Greed leads to neglect and collapse…again. To gain an understanding beyond the obvious fact that a deregulated industry of sharks couldn’t be trusted to do the right thing, lets look at three quotes from The Black Swan which was written between 2003-2007.
Globalization creates interlocking fragility, while reducing volatility and giving the appearance of stability. In other words it creates devastating Black Swans. We have never lived before under the threat of a global collapse. Financial Institutions have been merging into a smaller number of very large banks. Almost all banks are interrelated. So the financial ecology is swelling into gigantic, incestuous, bureaucratic banks – when one fails, they all fall. The increased concentration among banks seems to have the effect of making financial crises less likely, but when they happen they are more global in scale and hit us very hard. We have moved from a diversified ecology of small banks, with varied lending policies, to a more homogeneous framework of firms that all resemble one another. True, we now have fewer failures, but when they occur ….I shiver at the thought.
Banks hire dull people and train them to be even more dull. If they look conservative, it’s only because their loans go bust on rare, very rare occasions. But (…)bankers are not conservative at all. They are just phenomenally skilled at self-deception by burying the possibility of a large, devastating loss under the rug.
The government-sponsored institution Fannie Mae, when I look at its risks, seems to be sitting on a barrel of dynamite, vulnerable to the slightest hiccup. But not to worry: their large staff of scientists deemed these events “unlikely”.
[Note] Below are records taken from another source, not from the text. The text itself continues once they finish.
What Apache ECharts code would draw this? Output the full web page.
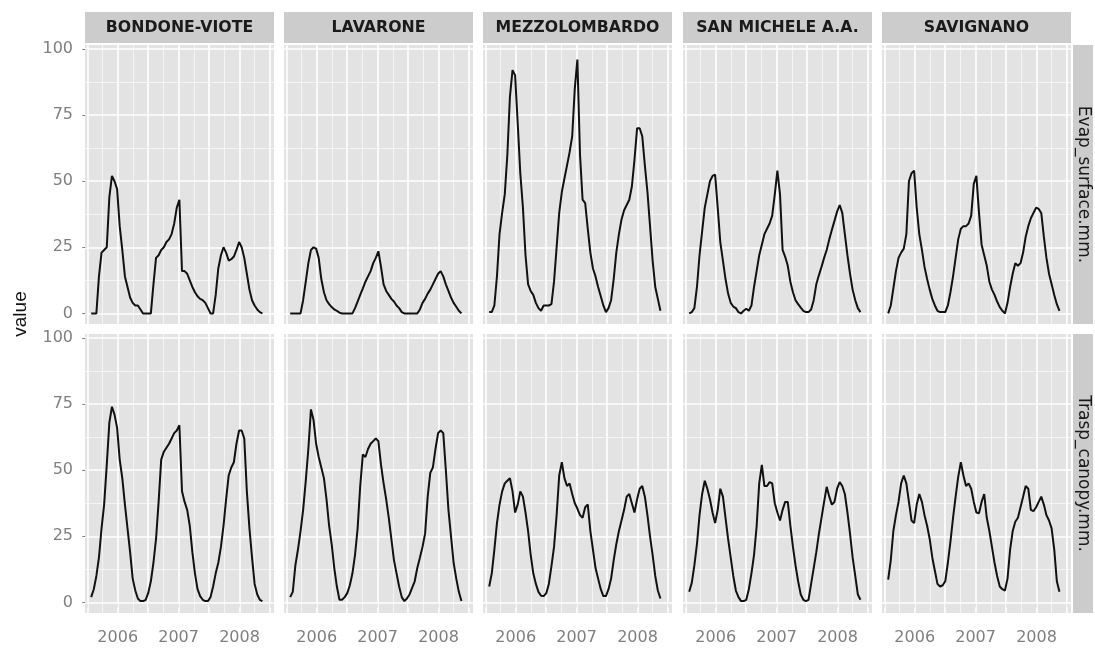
<!DOCTYPE html>
<html><head><meta charset="utf-8">
<script src="https://cdn.jsdelivr.net/npm/echarts@6/dist/echarts.min.js"></script>
<style>html,body{margin:0;padding:0;background:#fff}#c{width:1095px;height:650px}</style>
</head><body><div id="c"></div>
<script>
const stations = ['BONDONE-VIOTE', 'LAVARONE', 'MEZZOLOMBARDO', 'SAN MICHELE A.A.', 'SAVIGNANO'];
const variables = ['Evap_surface.mm.', 'Trasp_canopy.mm.'];

// time in months since Jan 2006
const months = [0.77,1.28,1.79,2.30,2.81,3.32,3.84,4.35,4.86,5.37,
  5.88,6.39,6.90,7.42,7.93,8.44,8.95,9.46,9.97,10.48,
  10.99,11.51,12.02,12.53,13.04,13.55,14.06,14.57,15.09,15.60,
  16.11,16.62,17.13,17.64,18.15,18.67,19.18,19.69,20.20,20.71,
  21.22,21.73,22.24,22.76,23.27,23.78,24.29,24.80,25.31,25.82,
  26.34,26.85,27.36,27.87,28.38,28.89,29.40,29.92,30.43,30.94,
  31.45,31.96,32.47,32.98,33.50,34.01,34.52];

const evapBondone = [0,0,0,14,23,24,25,44,52,50, 47,33,24,14,10,6,4,3,3,1.5, 0,0,0,0,11,21,22,24,25,27, 28,30,34,40,43,16,16,15,12.5,10, 8,6.5,5.5,5,4,2,0,0,7,17, 22,25,23,20,20.5,21.5,24,27,25,21, 15,9,5,3,1.5,0.5,0];
const evapLavarone = [0,0,0,0,0,5,12,19,24,25, 24.5,21,13,8,5,3.5,2.4,1.5,1,0.3, 0,0,0,0,0,2,4.5,7,9.5,12, 14,16,19,21,23.5,17.6,11,8.5,7,5.5, 4.5,3,2,0.5,0,0,0,0,0,0, 1.5,4,5.5,7.5,9,11,13,15,16,14, 11,8.5,6,4,2.5,1,0];
const evapMezzolombardo = [0.5,0.5,3,14,30,38,45,60,82,92, 90,72,53,40,22,11,8.5,7,4,2, 1,3,3,3,3.5,12,25,38,46,51, 56,61,67,85,96,60,43,41.7,32,23, 17,14,10,6.5,3,0.5,2,5,13,23, 30,35.5,39,41,43,48,58,70,70,67, 56,46,33,20,10,5.5,1];
const evapSanMichele = [0,0.5,2,10,22,31,40,45,50,52, 52.5,40,27,20,13,7.5,4,2.6,2,0.5, 0,1,1.8,1,3,10,16,22,26,30, 32,34,37,45,54,45,24,21.4,18,12, 8,5,3.5,2.2,1,0.5,0.5,1.5,5,11, 14.5,17.6,21,24,28,31.6,35,38.5,41,38, 30,22,15,9,5,2,0.5];
const evapSavignano = [0,3,9.5,16,21,23,24.5,30,50,53, 54,40,30,24,17.6,13,9,5.5,3,1, 0.5,0.5,0.5,3,8,14,21,28,32,33, 33,34,37,49,52,38,26,22,18,12, 9,7,4.5,2.4,1,0,4,10,15,19, 18,19,23,29,33,36,38,40,39.5,38, 29,21,15,11,7,3.5,1];

const traspBondone = [2,5,10,17,28,37,52,68,74,71, 66,54,47,37,28,19,9,4.5,1.5,0.5, 0.5,1,3.6,8,15,24,38,54,57,58.5, 60,62,64,65,67,42,38,35,29,19, 11,5,2.4,1,0.5,0.5,2,6,11,15, 21,29,39,48,51,53,60,65,65,62, 42,28,17,7,3,1,0.5];
const traspLavarone = [2,4,14,20,27,35,46,58,73,69, 60,55,51,47,39,29,22,13,6,1, 1,2,3.5,6.5,11,18,28,44,56,55, 58,60,61,62,61,52,45,39,32,24, 16,11,6,2,0.5,1.5,3,5.5,8,13, 17,21,26,40,49,51,58,64,65,64, 50,35,25,15,9,4,0.5];
const traspMezzolombardo = [6,11,20,30,37,42,45,46,47,42, 34,37,42,40,34,27,18,11,7,4, 2.5,2.4,3.5,7,13.7,21,33,48,53,47, 44,45,41,37.5,35.5,33,32,36,37,27, 20,13,9,5,2.4,2.4,5,9,16,22, 27,31,35,40,41,37.5,34,39,43,44, 40,33,25,18,10,4.5,1.5];
const traspSanMichele = [4,7.4,14,22,33,41,46,43,39,34, 30,35,43,40,32,24,17,10,4.5,2, 0.5,0.5,1,5,11,18,28.7,45,52,44, 44,45.5,45,37.5,34,31,35,38,38,29, 21,14,8,3,1,0.5,1,7,13,19, 26,32,38,43.7,40,37,38,43,45.5,44, 41,34,26,17,10,3,1];
const traspSavignano = [8.6,16,27,33,38,45,48,45,38,31, 30,37,41,38,33,29,24,17,12,7, 6,6.5,8,15,23,32,40,47.5,53,48, 44,45,43,38,34,33.7,38,41,32,27, 21,15,10,6,5,4.5,9,20,27,30.5, 32,36,40,44,43,35,34.5,36,38,40, 37,33,31,28,20,8,4];

const yTickValues = [0, 25, 50, 75, 100];
const yMinorValues = [12.5, 37.5, 62.5, 87.5];
const xTickValues = [0, 6, 12, 18, 24, 30, 36];
const xMinorValues = [3, 9, 15, 21, 27, 33];
const yearTickValues = [6, 18, 30];
const yearLabels = ['2006', '2007', '2008'];

const panelValues = [
  [evapBondone, evapLavarone, evapMezzolombardo, evapSanMichele, evapSavignano],
  [traspBondone, traspLavarone, traspMezzolombardo, traspSanMichele, traspSavignano]
];

// layout
const colLeft = [85, 284, 483, 683, 882];
const colWidth = 189;
const rowTop = [45, 334];
const rowHeight = 279;
const stripTop = 12, stripHeight = 31;
const rightStripX = 1073, rightStripW = 20;

const tickColor = '#7f7f7f';
const labelFont = 'DejaVu Sans';

const grids = [], xAxes = [], yAxes = [], series = [];
const majorLine = { color: '#ffffff', width: 1.6, type: 'solid' };
const minorLine = { color: '#f6f6f6', width: 0.9, type: 'solid' };

for (let r = 0; r < 2; r++) {
  for (let c = 0; c < 5; c++) {
    const idx = grids.length;
    grids.push({
      left: colLeft[c], top: rowTop[r], width: colWidth, height: rowHeight,
      show: true, backgroundColor: '#e3e3e3', borderWidth: 0, containLabel: false
    });
    const bottom = r === 1;
    const leftCol = c === 0;
    xAxes.push({
      type: 'value', gridIndex: idx, min: -0.45, max: 36.8,
      axisLine: { show: false },
      splitLine: { show: false },
      axisTick: { show: bottom, customValues: xTickValues, length: 5, lineStyle: { color: tickColor, width: 1 } },
      axisLabel: {
        show: bottom, customValues: yearTickValues, margin: 17,
        color: tickColor, fontSize: 16, fontFamily: labelFont,
        formatter: v => yearLabels[yearTickValues.indexOf(v)] || ''
      }
    });
    yAxes.push({
      type: 'value', gridIndex: idx, min: -4, max: 101.5,
      axisLine: { show: false },
      splitLine: { show: false },
      axisTick: { show: leftCol, customValues: yTickValues, length: 5, lineStyle: { color: tickColor, width: 1 } },
      axisLabel: {
        show: leftCol, customValues: yTickValues, margin: 12,
        color: tickColor, fontSize: 16, fontFamily: labelFont
      }
    });
    const vals = panelValues[r][c];
    const gridMarks = []
      .concat(yMinorValues.map(v => ({ yAxis: v, lineStyle: minorLine })))
      .concat(xMinorValues.map(v => ({ xAxis: v, lineStyle: minorLine })))
      .concat(yTickValues.map(v => ({ yAxis: v, lineStyle: majorLine })))
      .concat(xTickValues.map(v => ({ xAxis: v, lineStyle: majorLine })));
    series.push({
      type: 'line', xAxisIndex: idx, yAxisIndex: idx,
      data: months.map((m, i) => [m, vals[i]]),
      showSymbol: false, symbol: 'none', z: 3,
      lineStyle: { color: '#111111', width: 2 },
      silent: true,
      markLine: {
        silent: true, symbol: ['none', 'none'], z: 1, animation: false,
        label: { show: false },
        emphasis: { disabled: true },
        data: gridMarks
      }
    });
  }
}

const graphics = [];
for (let c = 0; c < 5; c++) {
  graphics.push({
    type: 'rect', shape: { x: colLeft[c], y: stripTop, width: colWidth, height: stripHeight },
    style: { fill: '#cccccc' }, z: 1
  });
  graphics.push({
    type: 'text', x: colLeft[c] + colWidth / 2, y: stripTop + stripHeight / 2 + 1, scaleX: 1.05, z: 2,
    style: { text: stations[c], fill: '#1a1a1a', fontSize: 15, fontWeight: 'bold', fontFamily: labelFont,
      align: 'center', verticalAlign: 'middle', textAlign: 'center', textVerticalAlign: 'middle' }
  });
}
for (let r = 0; r < 2; r++) {
  graphics.push({
    type: 'rect', shape: { x: rightStripX, y: rowTop[r], width: rightStripW, height: rowHeight },
    style: { fill: '#cccccc' }, z: 1
  });
  graphics.push({
    type: 'text', x: rightStripX + rightStripW / 2, y: rowTop[r] + rowHeight / 2, rotation: -Math.PI / 2, z: 2,
    style: { text: variables[r], fill: '#1a1a1a', fontSize: 17, fontFamily: labelFont,
      align: 'center', verticalAlign: 'middle', textAlign: 'center', textVerticalAlign: 'middle' }
  });
}
graphics.push({
  type: 'text', x: 21, y: 314, rotation: Math.PI / 2, z: 2,
  style: { text: 'value', fill: '#111', fontSize: 19, fontFamily: 'Liberation Sans',
    align: 'center', verticalAlign: 'middle', textAlign: 'center', textVerticalAlign: 'middle' }
});

const chart = echarts.init(document.getElementById('c'), null, { renderer: 'canvas' });
chart.setOption({
  animation: false,
  backgroundColor: '#ffffff',
  grid: grids, xAxis: xAxes, yAxis: yAxes, series: series,
  graphic: { elements: graphics }
});
</script></body></html>
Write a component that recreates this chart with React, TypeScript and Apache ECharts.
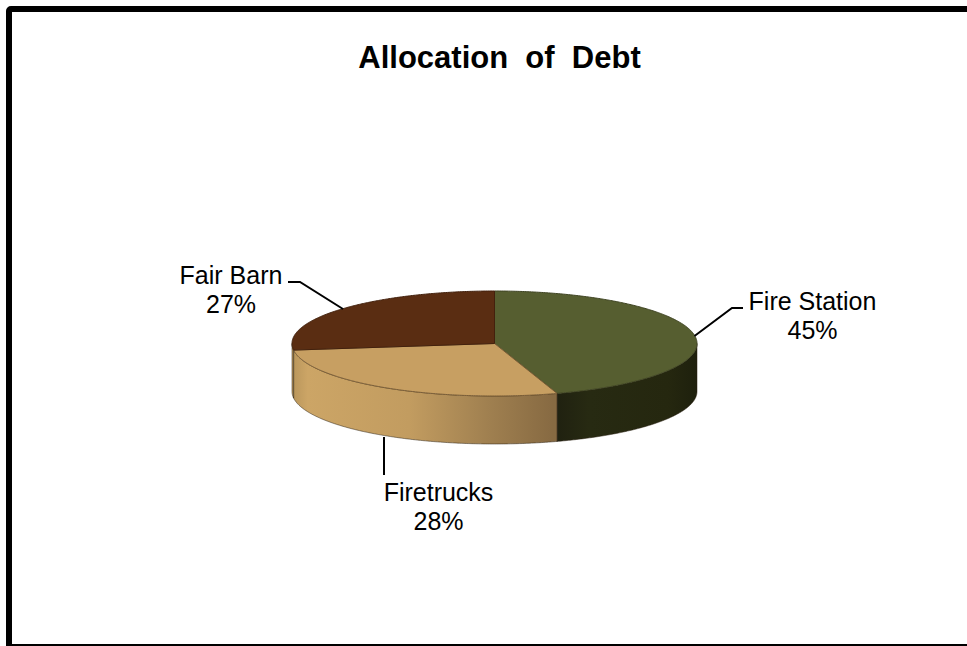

Hindsight is always 20/20. Foresight takes a little effort to develop. By recognizing that Mr. Taleb, and surely some others in the banking and finance industries, did see this train wreck coming down the tracks we can pay more attention to future signs of obvious insanity.
Our biggest major surprise was that invading and occupying Iraq was a bad idea. Honestly, it didn’t take a foreign policy expert to see that. Sunni and Shiite factions had been covertly and overtly warring with each other for centuries and no one treats invaders and occupiers as liberators.
Then there was Hurricane Katrina. Not really a surprise after weather forecasters warned of it’s possibilities years before it happened, but it never the less shocked the nation. A hurricane in Kansas would be a surprise. A little critical thinking can go a long way to waking up from the cartoon media trance most of America lives in today.
There will be other crises down the road in many industries. Some can be predicted and some cannot. Priests and other crusaders of morality will be caught doing the things they condemn, politicians will lie to get what they want, lobbyists will choose personal profit over public interests, and on and on. Stopped being shocked when these things happen for the hundredth time.
By expecting the unexpected to randomly happen and questioning every time you hear the words, “No one could have predicted this” like it was a fire alarm, you’ll enjoy more peace and sanity. Or at least you won’t be a blind sheep believing everything the “experts” tell you.